I appreciate the British’s reverence for the theatre. Indeed, what other heritage in this modern world, defined by the stark demarcation of the introduction of Greek culture into Christianity which is noted as the Renaissance, has placed its artistic riches in the play-stage? To be certain, certain giants which must not be named enable such an inheritance – yet such giants appear for an explicit reason that their talent was craved. In turn, the actor has become a very English phenomenon, which necessarily ameliorated the adoption of cinema, because of the extension of the Anglo-American cultural synchronicity.


This long introduction is to simply admire the meditation on a theatre actor found in this British film over a movie actor which would be the treated subject in an American work of the same nature. This also further delineates the stage actor as more mysterious, more of an artist and mystic then those which crave the spotlight. Peter O’Toole plays ironically a performance he was born to play, a performance which any dying actor ought to crave to be given the opportunity to fill. For through this character, Mr. O’Toole is able to meditate profoundly on the meaning of life, through the relatable lens of the artist.

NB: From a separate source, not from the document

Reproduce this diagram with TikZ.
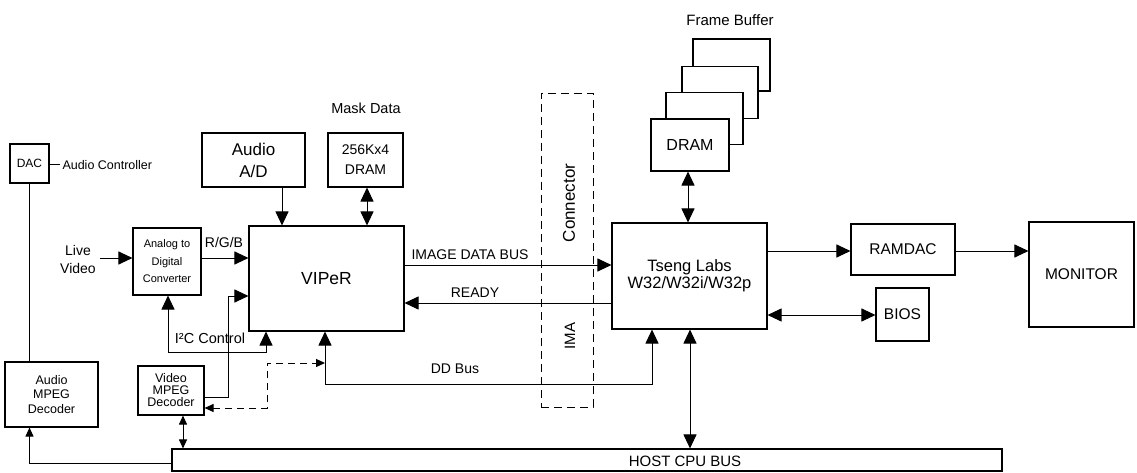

His struggles with age are made apparent with his Venus, who he admires in all of her provinciality. He really is admiring the hand of God as he touches her nubile palm, like a man thirsty in the desert who has now found a watering well and is in a meditative moment of gratitude. As he is exiting this world, he begins to wonder at its beauty as if he is seeing it for the first time. This is why he wants to occupy his time as much as possible with this young woman, despite her glaring flaws.

And he, too, accepts in his mortality is own imperfections. This is not to say he was a proud man before; rather, we can see him making peace with himself and how he chose to live his life. The emphasis being choice, the defining feature of the human condition – the freedom to become what one wishes to be.


He chooses to be nurtured by beauty and by love as the film progresses, because this is how he wants to remember the world. This is how, in other words, he sought to live his life towards: the essence of Venus.